INSTRUCTION: Copy from the first line below down to and including the line with "[0.947,0.925],[0.994,0.958],[1,0.96]];". Skip the pictures.

DATA SHOWN:
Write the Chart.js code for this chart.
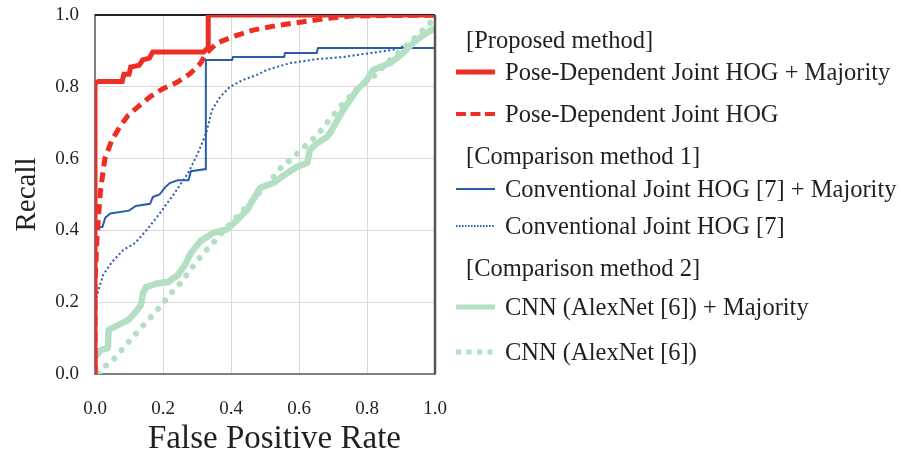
<!DOCTYPE html>
<html>
<head>
<meta charset="utf-8">
<script src="https://cdn.jsdelivr.net/npm/chart.js@4/dist/chart.umd.min.js"></script>
<style>
  body { margin: 0; background: #fff; }
  #wrap { position: relative; width: 901px; height: 451px; }
  #legend { position: absolute; left: 0; top: 0; width: 901px; height: 451px; pointer-events: none;
    font-family: "Liberation Serif", "Times New Roman", serif; color: #231f20; font-size: 24.5px; }
  #legend .t { position: absolute; line-height: 28px; white-space: nowrap; }
  #legend .xt { position: absolute; left: 148px; top: 418px; line-height: 38px; font-size: 33px; white-space: nowrap; }
  #legend svg { position: absolute; left: 0; top: 0; }
</style>
</head>
<body>
<div id="wrap">
  <canvas id="roc" width="901" height="451"></canvas>
  <div id="legend"><div class="xt">False Positive Rate</div></div>
</div>
<script>
// ROC curves as [FPR, Recall] pairs
const poseMajority = [[0,0],[0,0.81],[0.01,0.815],[0.08,0.815],[0.085,0.835],[0.10,0.835],[0.105,0.855],
  [0.13,0.86],[0.14,0.875],[0.16,0.88],[0.17,0.897],[0.32,0.897],[0.333,0.91],[0.333,1.0],[1.0,1.0]];

const pose = [[0,0],[0,0.25],[0.006,0.38],[0.012,0.46],[0.016,0.51],[0.029,0.6],[0.05,0.652],[0.074,0.69],
  [0.097,0.72],[0.126,0.744],[0.162,0.772],[0.2,0.795],[0.24,0.812],[0.279,0.836],[0.309,0.864],[0.329,0.895],
  [0.359,0.922],[0.406,0.94],[0.465,0.958],[0.53,0.97],[0.603,0.98],[0.68,0.99],[0.75,0.997],[1,1]];

const convMajority = [[0,0],[0,0.407],[0.022,0.41],[0.03,0.435],[0.045,0.447],[0.1,0.455],[0.12,0.468],
  [0.162,0.474],[0.17,0.493],[0.19,0.5],[0.206,0.52],[0.22,0.532],[0.244,0.54],[0.275,0.54],[0.282,0.565],
  [0.326,0.571],[0.326,0.875],[0.403,0.875],[0.406,0.883],[0.556,0.883],[0.559,0.894],[0.652,0.894],
  [0.656,0.908],[1,0.908]];

const conv = [[0,0],[0,0.2],[0.006,0.22],[0.024,0.276],[0.05,0.312],[0.083,0.345],[0.118,0.365],[0.152,0.401],
  [0.191,0.448],[0.234,0.504],[0.274,0.56],[0.303,0.616],[0.327,0.671],[0.344,0.735],[0.368,0.772],[0.397,0.8],
  [0.435,0.819],[0.476,0.833],[0.505,0.847],[0.574,0.866],[0.652,0.877],[0.73,0.883],[0.876,0.903],
  [0.947,0.925],[0.994,0.958],[1,0.96]];

const cnnMajority = [[0,0],[0,0.047],[0.018,0.067],[0.038,0.072],[0.04,0.123],[0.068,0.136],[0.097,0.15],
  [0.12,0.173],[0.135,0.192],[0.141,0.225],[0.15,0.242],[0.185,0.253],[0.215,0.256],[0.244,0.276],
  [0.265,0.304],[0.282,0.337],[0.31,0.37],[0.347,0.393],[0.388,0.403],[0.418,0.429],[0.447,0.457],
  [0.465,0.485],[0.485,0.518],[0.524,0.532],[0.553,0.552],[0.594,0.577],[0.624,0.588],[0.632,0.624],
  [0.653,0.643],[0.682,0.66],[0.691,0.671],[0.73,0.735],[0.77,0.791],[0.8,0.819],[0.818,0.847],
  [0.868,0.866],[0.906,0.894],[0.935,0.922],[0.965,0.944],[1.0,0.964]];

const cnn = [[0.012,0],[0.024,0.017],[0.05,0.036],[0.071,0.058],[0.091,0.081],[0.112,0.103],[0.132,0.125],
  [0.156,0.15],[0.176,0.17],[0.197,0.195],[0.218,0.217],[0.238,0.242],[0.259,0.259],[0.276,0.287],
  [0.297,0.309],[0.318,0.337],[0.338,0.354],[0.359,0.379],[0.45,0.47],[0.532,0.557],[0.55,0.579],
  [0.579,0.599],[0.6,0.619],[0.624,0.641],[0.647,0.66],[0.668,0.682],[0.688,0.706],[0.726,0.749],
  [0.774,0.797],[0.824,0.833],[0.868,0.875],[0.918,0.916],[0.956,0.95],[0.985,0.978],[1.0,0.99]];

const axisTicks = [0, 0.2, 0.4, 0.6, 0.8, 1.0];

const RED = '#ee2e24', BLUE = '#2a5caa', GREEN = '#b3dfc3', TEXT = '#231f20';
const FONT = '"Liberation Serif", "Times New Roman", serif';

const toPts = arr => arr.map(p => ({ x: p[0], y: p[1] }));

// frame: black top under the curves, dark right edge on top (left/bottom come from the axes)
const framePlugin = {
  id: 'frame',
  beforeDatasetsDraw(chart) {
    const a = chart.chartArea, ctx = chart.ctx;
    ctx.save();
    ctx.lineWidth = 2;
    ctx.strokeStyle = '#222';
    ctx.beginPath(); ctx.moveTo(a.left, a.top); ctx.lineTo(a.right, a.top); ctx.stroke();
    ctx.restore();
  },
  afterDraw(chart) {
    const a = chart.chartArea, ctx = chart.ctx;
    ctx.save();
    ctx.strokeStyle = '#555';
    ctx.lineWidth = 2.5;
    ctx.beginPath(); ctx.moveTo(a.right, a.top); ctx.lineTo(a.right, a.bottom); ctx.stroke();
    ctx.restore();
  }
};

const line = (data, color, width, extra) => Object.assign({
  data: toPts(data), borderColor: color, borderWidth: width, showLine: true,
  pointRadius: 0, tension: 0, fill: false
}, extra || {});

new Chart(document.getElementById('roc'), {
  type: 'scatter',
  data: {
    datasets: [
      line(poseMajority, RED, 5),
      line(pose, RED, 5, { borderDash: [10, 6] }),
      line(cnnMajority, GREEN, 6.5, { borderJoinStyle: 'round' }),
      line(cnn, GREEN, 6, { borderDash: [0.01, 11], borderCapStyle: 'round' }),
      line(convMajority, BLUE, 2),
      line(conv, BLUE, 2, { borderDash: [2, 2.5] })
    ]
  },
  options: {
    responsive: false,
    animation: false,
    devicePixelRatio: 1,
    layout: { padding: { top: 15, right: 466, left: 0, bottom: 0 } },
    plugins: { legend: { display: false }, tooltip: { enabled: false } },
    scales: {
      x: {
        type: 'linear', min: 0, max: 1,
        afterBuildTicks: s => { s.ticks = axisTicks.map(v => ({ value: v })); },
        afterFit: s => { s.height = 77; },
        grid: { color: '#d9d9d9', lineWidth: 1, drawTicks: false },
        border: { color: '#808080', width: 2 },
        ticks: { padding: 24, color: TEXT, font: { family: FONT, size: 19 }, callback: v => v.toFixed(1), maxRotation: 0 }
      },
      y: {
        type: 'linear', min: 0, max: 1,
        afterBuildTicks: s => { s.ticks = axisTicks.map(v => ({ value: v })); },
        afterFit: s => { s.width = 95; s.paddingTop = 0; },
        grid: { color: '#d9d9d9', lineWidth: 1, drawTicks: false },
        border: { color: '#808080', width: 2 },
        ticks: { padding: 16, color: TEXT, font: { family: FONT, size: 19 }, callback: v => v.toFixed(1) },
        title: { display: true, text: 'Recall', color: TEXT, font: { family: FONT, size: 29 }, padding: { top: 10, bottom: 0 } }
      }
    }
  },
  plugins: [framePlugin]
});

// legend, laid out like the original figure
const legendRows = [
  { kind: 'head', text: '[Proposed method]', y: 40 },
  { kind: 'item', text: 'Pose-Dependent Joint HOG + Majority', y: 72, color: RED, w: 5, dash: '' },
  { kind: 'item', text: 'Pose-Dependent Joint HOG', y: 114, color: RED, w: 4, dash: '10 4.5' },
  { kind: 'head', text: '[Comparison method 1]', y: 156 },
  { kind: 'item', text: 'Conventional Joint HOG [7] + Majority', y: 189, color: BLUE, w: 2, dash: '' },
  { kind: 'item', text: 'Conventional Joint HOG [7]', y: 226, color: BLUE, w: 2, dash: '1.5 1.5' },
  { kind: 'head', text: '[Comparison method 2]', y: 268 },
  { kind: 'item', text: 'CNN (AlexNet [6]) + Majority', y: 307, color: GREEN, w: 5, dash: '' },
  { kind: 'item', text: 'CNN (AlexNet [6])', y: 352, color: GREEN, w: 5, dash: '5 5.5' }
];
const legend = document.getElementById('legend');
let svg = '<svg width="901" height="451" xmlns="http://www.w3.org/2000/svg">';
legendRows.forEach(r => {
  const d = document.createElement('div');
  d.className = 't';
  d.textContent = r.text;
  d.style.left = (r.kind === 'head' ? 466 : 505) + 'px';
  d.style.top = (r.y - 14) + 'px';
  legend.appendChild(d);
  if (r.kind === 'item') {
    svg += '<line x1="456" x2="495" y1="' + r.y + '" y2="' + r.y + '" stroke="' + r.color +
      '" stroke-width="' + r.w + '"' + (r.dash ? ' stroke-dasharray="' + r.dash + '"' : '') + '/>';
  }
});
svg += '</svg>';
legend.insertAdjacentHTML('afterbegin', svg);
</script>
</body>
</html>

OUTPUT:
Write the Chart.js code for this chart.
<!DOCTYPE html>
<html>
<head>
<meta charset="utf-8">
<script src="https://cdn.jsdelivr.net/npm/chart.js@4/dist/chart.umd.min.js"></script>
<style>
  body { margin: 0; background: #fff; }
  #wrap { position: relative; width: 901px; height: 451px; }
  #legend { position: absolute; left: 0; top: 0; width: 901px; height: 451px; pointer-events: none;
    font-family: "Liberation Serif", "Times New Roman", serif; color: #231f20; font-size: 24.5px; }
  #legend .t { position: absolute; line-height: 28px; white-space: nowrap; }
  #legend .xt { position: absolute; left: 148px; top: 418px; line-height: 38px; font-size: 33px; white-space: nowrap; }
  #legend svg { position: absolute; left: 0; top: 0; }
</style>
</head>
<body>
<div id="wrap">
  <canvas id="roc" width="901" height="451"></canvas>
  <div id="legend"><div class="xt">False Positive Rate</div></div>
</div>
<script>
// ROC curves as [FPR, Recall] pairs
const poseMajority = [[0,0],[0,0.81],[0.01,0.815],[0.08,0.815],[0.085,0.835],[0.10,0.835],[0.105,0.855],
  [0.13,0.86],[0.14,0.875],[0.16,0.88],[0.17,0.897],[0.32,0.897],[0.333,0.91],[0.333,1.0],[1.0,1.0]];

const pose = [[0,0],[0,0.25],[0.006,0.38],[0.012,0.46],[0.016,0.51],[0.029,0.6],[0.05,0.652],[0.074,0.69],
  [0.097,0.72],[0.126,0.744],[0.162,0.772],[0.2,0.795],[0.24,0.812],[0.279,0.836],[0.309,0.864],[0.329,0.895],
  [0.359,0.922],[0.406,0.94],[0.465,0.958],[0.53,0.97],[0.603,0.98],[0.68,0.99],[0.75,0.997],[1,1]];

const convMajority = [[0,0],[0,0.407],[0.022,0.41],[0.03,0.435],[0.045,0.447],[0.1,0.455],[0.12,0.468],
  [0.162,0.474],[0.17,0.493],[0.19,0.5],[0.206,0.52],[0.22,0.532],[0.244,0.54],[0.275,0.54],[0.282,0.565],
  [0.326,0.571],[0.326,0.875],[0.403,0.875],[0.406,0.883],[0.556,0.883],[0.559,0.894],[0.652,0.894],
  [0.656,0.908],[1,0.908]];

const conv = [[0,0],[0,0.2],[0.006,0.22],[0.024,0.276],[0.05,0.312],[0.083,0.345],[0.118,0.365],[0.152,0.401],
  [0.191,0.448],[0.234,0.504],[0.274,0.56],[0.303,0.616],[0.327,0.671],[0.344,0.735],[0.368,0.772],[0.397,0.8],
  [0.435,0.819],[0.476,0.833],[0.505,0.847],[0.574,0.866],[0.652,0.877],[0.73,0.883],[0.876,0.903],
  [0.947,0.925],[0.994,0.958],[1,0.96]];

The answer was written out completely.